La forma greca più estrema della nozione di condivisione del potere politico fu chiamata democrazia («il potere che appartiene al corpo dei cittadini») e fu associata in particolare a Atene. Chi oggi glorifica la democrazia ateniese non dovrebbe dimenticare i suoi limiti: tutti i cittadini erano maschi (niente donne, dunque); tutti avevano una certa età (dunque nessun bambino e nessun adolescente); tutti erano nati liberi (dunque nessuno schiavo e nessuno schiavo liberato); tutti erano ateniesi (dunque nessun straniero, anche se residente). Di tutte le persone che vivevano ad Atene, forse il 10 per cento aveva il permesso di partecipare alla vita politica; l’analogia più vicina all’idea di democrazia ateniese nel mondo moderno non è l’attuale Europa occidentale, bensì il Sud Africa durante l’apartheid. Inoltre, la democrazia stessa, nella Grecia antica, si limitava ad Atene e a altre poche città, e anche a Atene durò soltanto un paio di secoli e fu ripetutamente rovesciata da rivoluzioni oligarchiche.
Ciononostante, l’idea che siano i cittadini stessi coloro cui sia permesso di determinare la politica per la loro città (discutendo pubblicamente e liberamente, incontrandosi in assemblea, e votando a maggioranza) fu un’innovazione dell’antica Atene.
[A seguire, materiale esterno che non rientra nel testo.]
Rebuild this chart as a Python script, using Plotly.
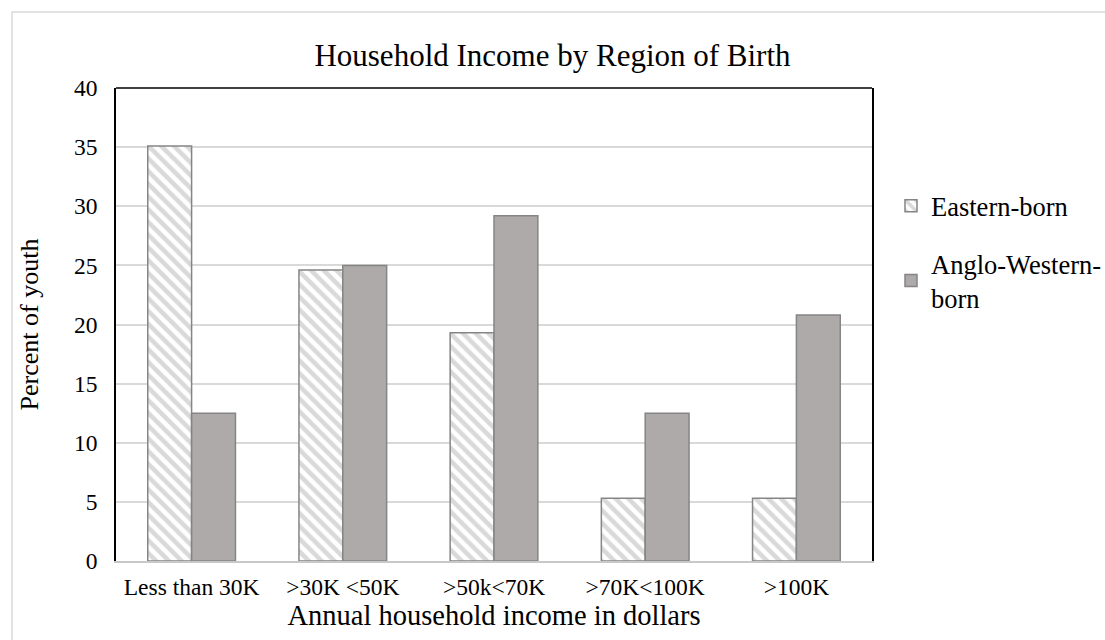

Questa idea penò a svilupparsi se non in pochi altri posti nell’antichità; ma dopo, fu presa consapevolmente a modello nello sviluppo del nostro senso della politica e resta elemento cruciale della nostra identità politica oggi. Se noi europei sentiamo che le decisioni sul futuro dell’Europa, incluse quelle sulla Grecia, debbano essere messe in discussione apertamente e decise democraticamente, è perché, in un certo senso, siamo tutti ateniesi.